Face à cette image se présentent à nous deux alternatives : soit celle du silence, soit celle d'une parole qui, bien vite, pourrait dépasser son objet. Un impératif, cependant : nous disposer à une manière de recueillement et saisir ce qui, de soi, veut bien se présenter à nous.
D'abord la Matière. Mais quelle est donc cette argile dont Eve (nommons-là ainsi, afin de nous situer dans la proximité d'une supposée origine) nous fait l'offrande, corps à peine issu d'une terre dont elle proviendrait comme par magie. Efflorescence tout juste entr'aperçue et déjà notre entendement est troublé, et déjà nos sens sont en alerte. Car, nous le pressentons, un déploiement se prépare dont nous serons les témoins privilégiés. Cette pure apparition aurait-elle à voir avec un doux céladon, ou bien plutôt avec une théière en terre de Yixing, en zisha, ce sable pourpre dont la contemplation par les moines zen s'accorde si bien à la cérémonie du thé ? Et l'arrière-plan ne serait-il un écran shoji, ce parchemin huilé si éphémère qu'on le dirait absent des choses alentour ?
Ou bien amphore antique où se mélangent en subtiles fragrances la myrrhe, l'encens afin que nous puissions donner essor à une mythologie, créer une fable, ouvrir un poème. Ou bien jarre baignée d'huile, faisant signe vers la généreuse olive - il y a une évidente homologie formelle -, vers l'olivier qui porte dans ses branches noueuses la paix, la purification, la fécondité ? Ici, la matière, semble atteindre ses limites sémantiques, nous invitant déjà à nous situer du côté de la forme.
Donc, la Forme. Ovale au tracé parfait, émergeant du clair-obscur dans une manière de lumière adoucie propice au rêve, à l'imaginaire, à l'effusion vers des significations plus profondes, détachées de toute contingence. Regardant cette image d'Eve, sa posture hiératique, sa simplicité en même temps que sa force, nous sommes placés au seuil d'une étonnante vérité, laquelle nous inclinera à penser que la perfection est ovale. Mais il faut aller plus loin, se servir d'icônes, de représentations qui, par leur universalité, non seulement témoignent mais affirment. Différemment, sans doute. Enfin le croyons-nous.
D'abord la Sphère de Parménide voulant nous dire les limites parfaites de l'Être. Mais nous demeurons en-deçà de ce que nous invite à considérer le philosophe présocratique. Une telle circularité ne s'adresse qu'à notre intellect, elle est trop abstraite pour mobiliser en nous quelque affect, quelque penchant à l'empathie.

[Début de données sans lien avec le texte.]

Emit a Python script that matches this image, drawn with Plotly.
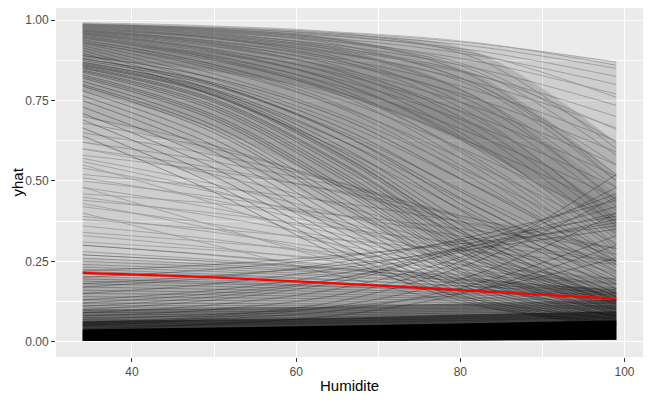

Ensuite le très célèbre "Homme de Vitruve" dont le génie de Léonard de Vinci a tracé l'esquisse. Mais ici, nous sommes au-delà, dans la proportion, la mesure, la position du corps humain par rapport à l'univers qui l'entoure. La relation est celle du microcosme au macrocosme et il n'y a donc pas de place pour le sujet singulier, seulement pour une idée, celle de l'humanisme. Nous sommes, par rapport à l'œuvre, dans une simple relation esthétique où l'émotion est d'emblée évincée.
Mais revenons au corps qui nous occupe, à son "espace transitionnel" qui, à notre insu, nous projette dans des sphères autrement signifiantes, autrement captatrices. Car nous ne pouvons échapper à l'événement de cette fougère repliée sur son ombilic, en attente de sa révélation au plein jour. Le sens est là, tout entier contenu dans la graine bientôt livrée à sa germination. Il est source native qui, bientôt, deviendra rivière aux mille facettes, cascade bondissante, fleuve étincelant en partance pour l'Océan immense où tout aboutit et prend à nouveau essor dans un genre ‘d'éternel retour du même’.
Eve, en position fœtale, tout entourée d'un liquide amniotique symbolique, est cette ressource à nulle autre pareille, cette faveur donatrice par laquelle l'exister survient en son mystère. Jarre prolixe, amphore aux flancs généreux, elle métamorphose ce que la nature, l'homme déposent en elle, ouvrant ainsi le lieu d'une essence unique, le sublime langage par lequel nous apposons notre sceau sur les parois du monde, par lequel toute chair et singulièrement la féminine donne naissance au dépliement ontologique. Toute image dépassant la simple anecdote pour nous faire cheminer sur une ligne de crête nous met en demeure de nous ouvrir à cette compréhension. Sur le point de refermer la contrée de cette apparition nous sommes déjà esseulés. Jusqu'à notre prochaine rencontre. Déjà nous l'entendons bruire parmi les interstices qui se logent au creux des grains d'argent. Sans cela, sans cet espacement livré à la méditation, la photographie ne pourrait jamais être écriture de lumière. Seulement un bavardage au milieu des rumeurs mondaines.